The fulfillment scaling problem
Physical reward tiers are the one Patreon benefit type that scales badly with patron count. Digital rewards (patron-only posts, Discord roles, private podcast RSS) cost the same to deliver whether you have 10 patrons or 1,000. Physical rewards cost more in proportion to patronage.
Most creators who run physical-reward tiers at scale either:
- Use print-on-demand integrations so fulfillment is automated per order (no manual work per patron, but costs per unit are higher than bulk orders)
- Cap the tier enrollment to a number they can manually fulfill each month
- Move physical rewards to annual-only tiers — one batch per year instead of monthly — which reduces the operational cadence
None of these fully eliminate the scaling cost, but they reduce the operational load for creators who want to offer physical rewards without a full fulfillment operation.
Patreon's 8% commission tightens the margin on every physical reward tier. Run the full fee math for your revenue and iOS percentage at keeptier.com.
FAQ
Does Patreon have official merch integrations?
Yes. Patreon has official integrations with print-on-demand partners that can automatically fulfill merch orders when a patron qualifies. The integration connects patron data to the fulfillment service; the creator pays the print and shipping cost separately from the subscription revenue.
Does Patreon ship physical rewards itself?

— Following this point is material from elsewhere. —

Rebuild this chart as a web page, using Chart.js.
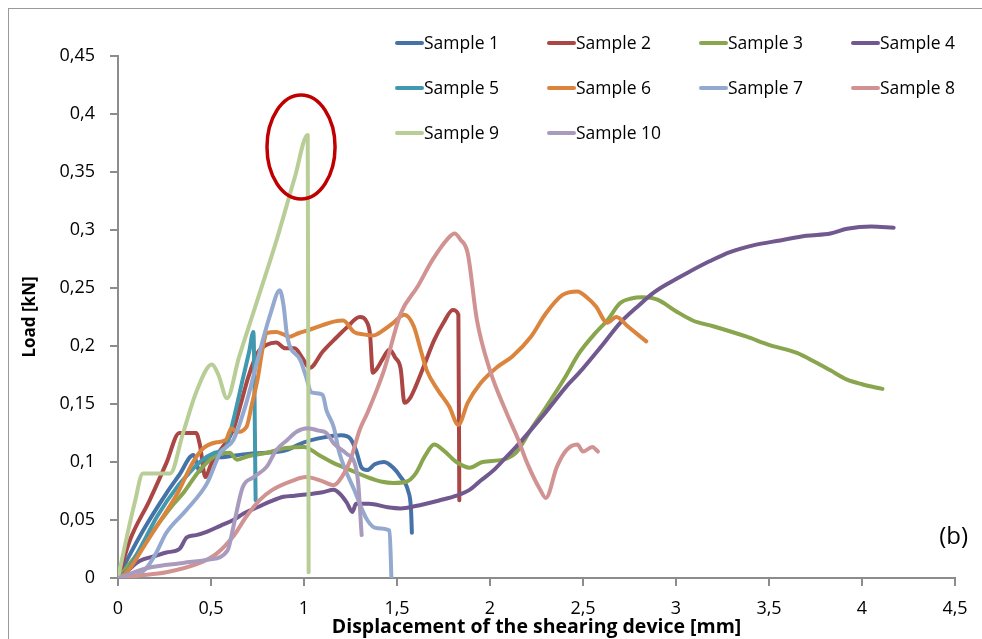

No. Patreon is a billing and access platform. Physical fulfillment is either creator-managed (manual) or handled by a connected print-on-demand partner. Patreon collects the subscription fee; delivering the physical item is the creator's responsibility.
How do physical reward tiers affect profit margin?
Patreon's commission and Stripe processing fees come off first, then fulfillment costs (print + shipping). At a $25/mo tier with a $8 print item and $5 domestic shipping, the creator keeps roughly $9.25 per patron after all costs — about 37% of gross. International shipping and the November 2026 Apple Tax compress this further.